Dynamic Compressive Behaviors of Multi Directional Woven Composite Laminates at Different Strain Rates

Abstract

This paper discusses the experimental study on the response of multi directional satin weave E-glass/epoxy composite laminates subjected to quasi-static and high strain rate compression loading along in-plane direction. Composite laminates were fabricated from satin weave glass fabric reinforced epoxy matrix pre-impregnated tapes which were manually laid up into laminates with stacking sequence of [45/-45/0/90] The low strain rate tests were conducted with an INSTRON™ testing machine, and the high strain rate tests done using a pulse shaper modified compression Split Hopkinson Pressure Bar (SHPB) apparatus. Compressive strength, modulus and strain at peak stress are evaluated experimentally at different strain rates.

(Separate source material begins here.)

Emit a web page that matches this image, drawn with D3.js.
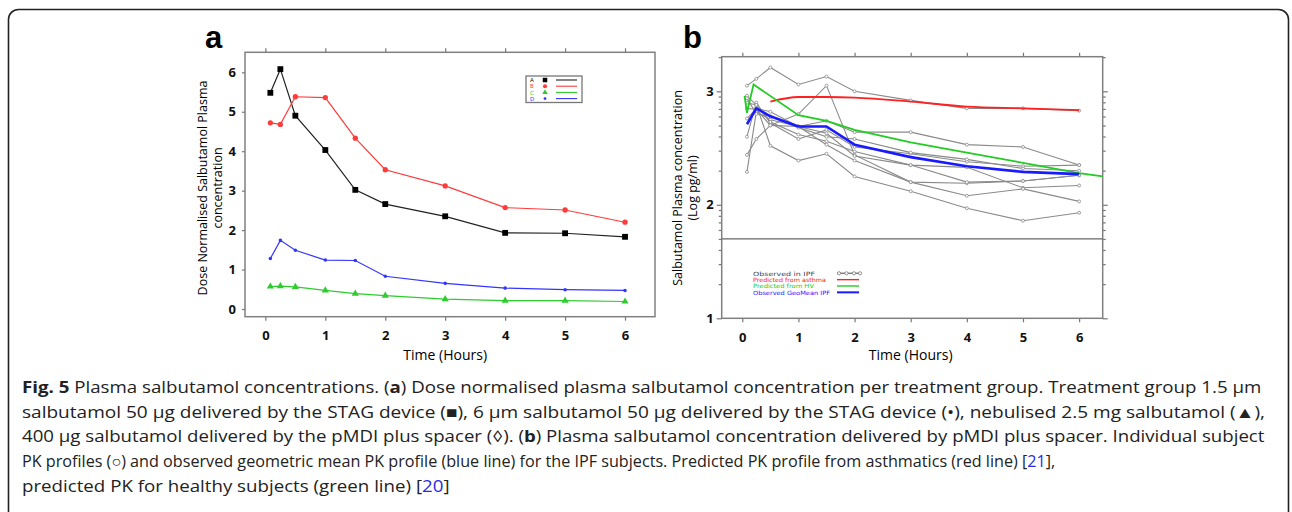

The results show that compressive strength, modulus and strain at peak stress are rate sensitive and enhanced at high strain rate compared with those at quasi-static loading. Under high strain rate loading, compressive strength and modulus increase as the strain rate increases. Optical and microscopic graphs on the specimens are carefully examined to determine operative failure modes. With the studied strain rate regimes, the failure modes are observed to change from splitting followed by fiber kink buckling to predominantly delamination and shear fracture as the strain rate increases from quasi-static to high strain rate.